Una de las discrepancias más importantes entre Carol Reed y yo surgió a causa del final, y los hechos han dado a Reed la razón. Yo sostenía la opinión de que un entretenimiento de esta clase no debe llevar un final desgraciado. Reed, por su parte, pensaba que mi final —indeterminado como era— repercutiría, en el auditorio que acababa de ver morir a Harry, como algo desagradablemente cínico. Admito que yo estaba convencido a medias: temía que quedaran muy pocas personas en sus butacas durante la lenta caminata de la muchacha entre las tumbas y que saldrían de la sala de espectáculos con la impresión de que el final era tan alargado como el mío y más convencional. No había dado yo la debida importancia a la maestría de la dirección de Reed y en esa etapa, desde luego, ninguno de nosotros podría haber anticipado su brillante descubrimiento de míster Karas, el ejecutante de cítara.
El episodio del secuestro de Ana por los rusos (un incidente perfectamente posible en Viena) fue eliminado en una etapa bastante posterior. No estaba ligado satisfactoriamente a la historia y amenazaba con transformar el film en una película de propaganda. No teníamos ninguna intención de pulsar las emociones políticas del auditorio: sólo queríamos divertirlo, asustarlo un poco, hacerlo reír.
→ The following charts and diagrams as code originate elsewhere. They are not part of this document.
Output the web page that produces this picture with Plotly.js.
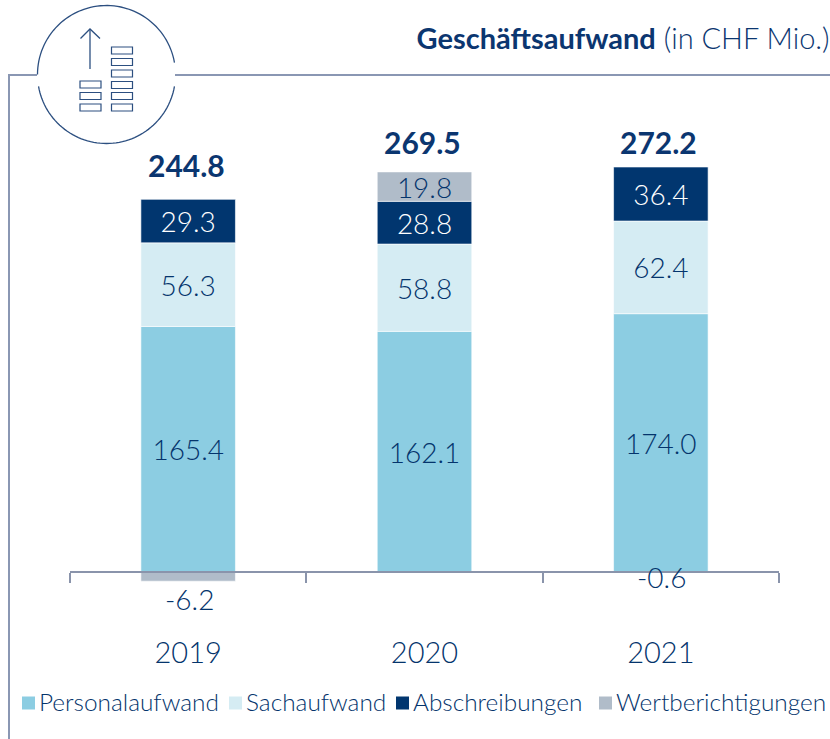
<!DOCTYPE html>
<html>
<head>
<meta charset="utf-8">
<script src="https://cdn.plot.ly/plotly-3.0.1.min.js"></script>
<style>html,body{margin:0;padding:0;background:#fff}#chart{width:830px;height:739px}</style>
</head>
<body>
<div id="chart"></div>
<script>
const years = ['2019', '2020', '2021'];
const personalaufwand = [165.4, 162.1, 174.0];
const sachaufwand = [56.3, 58.8, 62.4];
const abschreibungen = [29.3, 28.8, 36.4];
const wertberichtigungen = [-6.2, 19.8, -0.6];
const totals = [244.8, 269.5, 272.2];
const seriesNames = ['Personalaufwand', 'Sachaufwand', 'Abschreibungen', 'Wertberichtigungen'];
const seriesColors = ['#8ccde2', '#d5ecf3', '#01366f', '#b0bcc9'];

const W = 830, H = 739, L = 70, R = 779, T = 120, B = 612, ZERO = 572;
const FONT = 'Lato, "Open Sans", sans-serif';
const INK = '#04346c', NAVY = '#0b3670', FRAME = '#8a97b3', AXIS = '#8a94ab';
const px = x => (x - L) / (R - L);
const py = y => (B - y) / (B - T);
const scale = 1.4846;
const yMax = (ZERO - T) / scale, yMin = -(B - ZERO) / scale;

function bar(vals, i, textColor, texts) {
  return {
    type: 'bar', x: years, y: vals, name: seriesNames[i],
    marker: {color: seriesColors[i], line: {color: '#ffffff', width: 0.6}},
    text: texts || vals.map(v => v.toFixed(1)),
    textposition: 'inside', insidetextanchor: 'middle', constraintext: 'none',
    textangle: 0,
    textfont: {family: FONT, size: 28, color: textColor, weight: 300},
    hoverinfo: 'x+y+name', cliponaxis: false
  };
}
const data = [
  bar(personalaufwand, 0, INK),
  bar(sachaufwand, 1, INK),
  bar(abschreibungen, 2, '#ffffff'),
  bar(wertberichtigungen, 3, INK, wertberichtigungen.map(v => v > 0 ? v.toFixed(1) : ''))
];

// Icon and frame (decoration)
function arc(cx, cy, r, a0, a1) {
  let d = '';
  const n = 60;
  for (let i = 0; i <= n; i++) {
    const a = (a0 + (a1 - a0) * i / n) * Math.PI / 180;
    const x = cx + r * Math.cos(a), y = cy + r * Math.sin(a);
    d += (i ? 'L' : 'M') + px(x).toFixed(5) + ',' + py(y).toFixed(5);
  }
  return d;
}
function line(pts) {
  return pts.map((p, i) => (i ? 'L' : 'M') + px(p[0]).toFixed(5) + ',' + py(p[1]).toFixed(5)).join('');
}
function deco(path, color, width) {
  return {type: 'path', xref: 'paper', yref: 'paper', path, line: {color, width}, layer: 'above'};
}
const shapes = [
  deco(line([[9, 739], [9, 75], [37, 75]]), FRAME, 2),
  deco(line([[175, 75], [830, 75]]), FRAME, 2),
  deco(arc(106.5, 74.5, 69, 10, 170), '#2c4f80', 1.3),
  deco(arc(106.5, 74.5, 69, 180, 350), '#2c4f80', 1.3),
  deco(line([[90, 69], [90, 29]]), '#2c4f80', 1.3),
  deco(line([[80.5, 38.5], [90, 29], [100, 38.5]]), '#2c4f80', 1.3)
];
[[80, 81], [80, 92.5], [80, 104], [111.5, 47], [111.5, 58.5], [111.5, 70], [111.5, 81.5], [111.5, 92.5], [111.5, 104]].forEach(r => {
  shapes.push(deco(line([[r[0], r[1]], [r[0] + 21, r[1]], [r[0] + 21, r[1] + 7], [r[0], r[1] + 7], [r[0], r[1]]]) + 'Z', '#2c4f80', 1.2));
});

const annotations = [];
// Totals above the stacks
const totalGap = [14, 10, 5];
totals.forEach((t, i) => {
  const top = personalaufwand[i] + sachaufwand[i] + abschreibungen[i] + Math.max(wertberichtigungen[i], 0);
  annotations.push({
    x: i, y: top, xref: 'x', yref: 'y', text: '<b>' + t.toFixed(1) + '</b>', showarrow: false,
    yanchor: 'bottom', yshift: totalGap[i], xshift: -2, font: {family: FONT, size: 30, color: NAVY}
  });
});
// Negative labels below the axis
const negShift = [1, 0, 15];
wertberichtigungen.forEach((v, i) => {
  if (v < 0) annotations.push({
    x: i, y: v, xref: 'x', yref: 'y', text: v.toFixed(1), showarrow: false,
    yanchor: 'top', yshift: negShift[i], xshift: 1, font: {family: FONT, size: 28, color: INK, weight: 300}
  });
});
// Legend row
const swatchX = [22, 229, 396, 599];
const LEG_Y = 703;
seriesNames.forEach((n, i) => {
  shapes.push({type: 'rect', xref: 'paper', yref: 'paper',
    x0: px(swatchX[i]), x1: px(swatchX[i] + 13), y0: py(LEG_Y - 6.5), y1: py(LEG_Y + 6.5),
    fillcolor: seriesColors[i], line: {width: 0}, layer: 'above'});
  annotations.push({
    xref: 'paper', yref: 'paper', x: px(swatchX[i] + 15), y: py(LEG_Y - 1.5), xanchor: 'left', yanchor: 'middle',
    text: n, showarrow: false, font: {family: FONT, size: 24.4, color: INK, weight: 300}
  });
});

const layout = {
  width: W, height: H,
  margin: {l: L, r: W - R, t: T, b: H - B, pad: 0},
  paper_bgcolor: '#ffffff', plot_bgcolor: '#ffffff',
  barmode: 'relative', bargap: 0.6,
  showlegend: false,
  font: {family: FONT, color: INK},
  title: {
    text: '<b>Geschäftsaufwand</b> (in CHF Mio.)',
    xref: 'container', yref: 'container', x: 0.9995, xanchor: 'right', y: 1 - 39 / H, yanchor: 'middle',
    font: {family: FONT, size: 29, color: NAVY, weight: 300}
  },
  xaxis: {
    type: 'category', categoryorder: 'array', categoryarray: years,
    range: [-0.5, 2.5], tickson: 'boundaries', ticks: 'outside', ticklen: 10, tickwidth: 2, tickcolor: AXIS,
    showline: true, linecolor: AXIS, linewidth: 2, showgrid: false, zeroline: false,
    anchor: 'free', position: (B - ZERO) / (B - T), ticklabelstandoff: 55,
    tickfont: {family: FONT, size: 29, color: INK, weight: 300}
  },
  yaxis: {range: [yMin, yMax], visible: false, showgrid: false, zeroline: false, fixedrange: true},
  shapes, annotations
};
Plotly.newPlot('chart', data, layout, {displayModeBar: false, staticPlot: true});
</script>
</body>
</html>
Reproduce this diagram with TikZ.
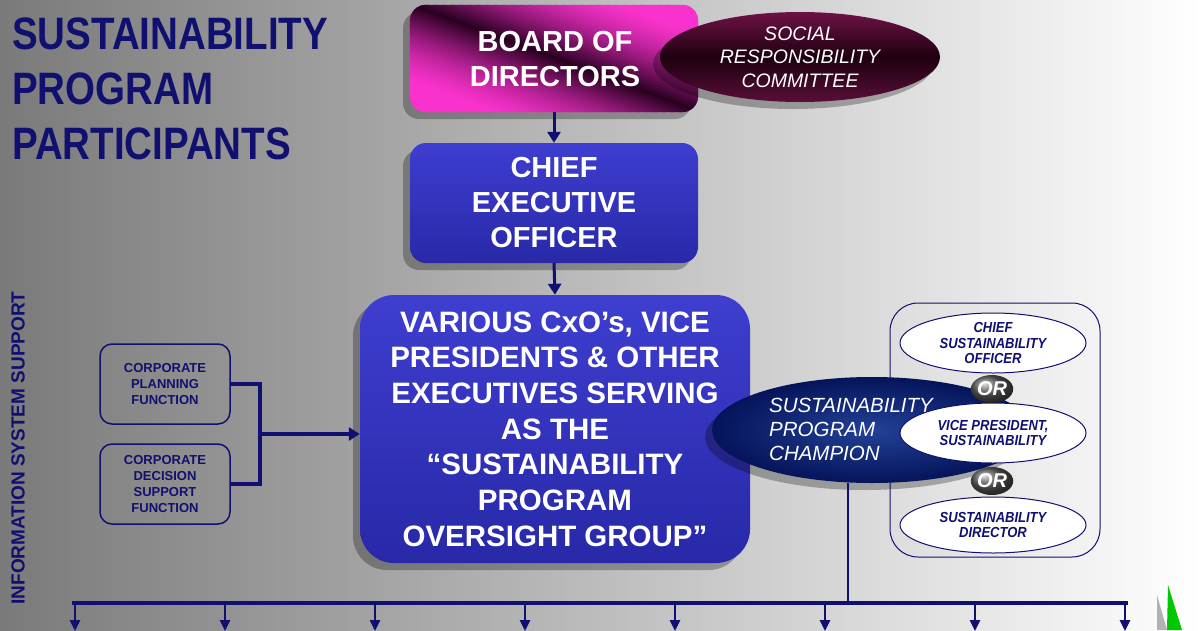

La realidad era sólo un telón de fondo para un cuento de hadas. Sin embargo, la historia del comercio de penicilina está basado en un hecho real tanto más sombrío cuanto que muchos de los agentes fueron más inocentes que Joseph Harbin. Hace unos días en Londres un cirujano fue con dos amigos a ver la película. Se sorprendió al verlos sombríos y deprimidos por una película con la que él había gozado tanto. Le dijeron entonces que al finalizar la guerra, cuando estaban en las Reales Fuerzas Aéreas, habían vendido penicilina en Viena. Nunca se habían detenido a meditar sobre las posibles consecuencias de semejante acción.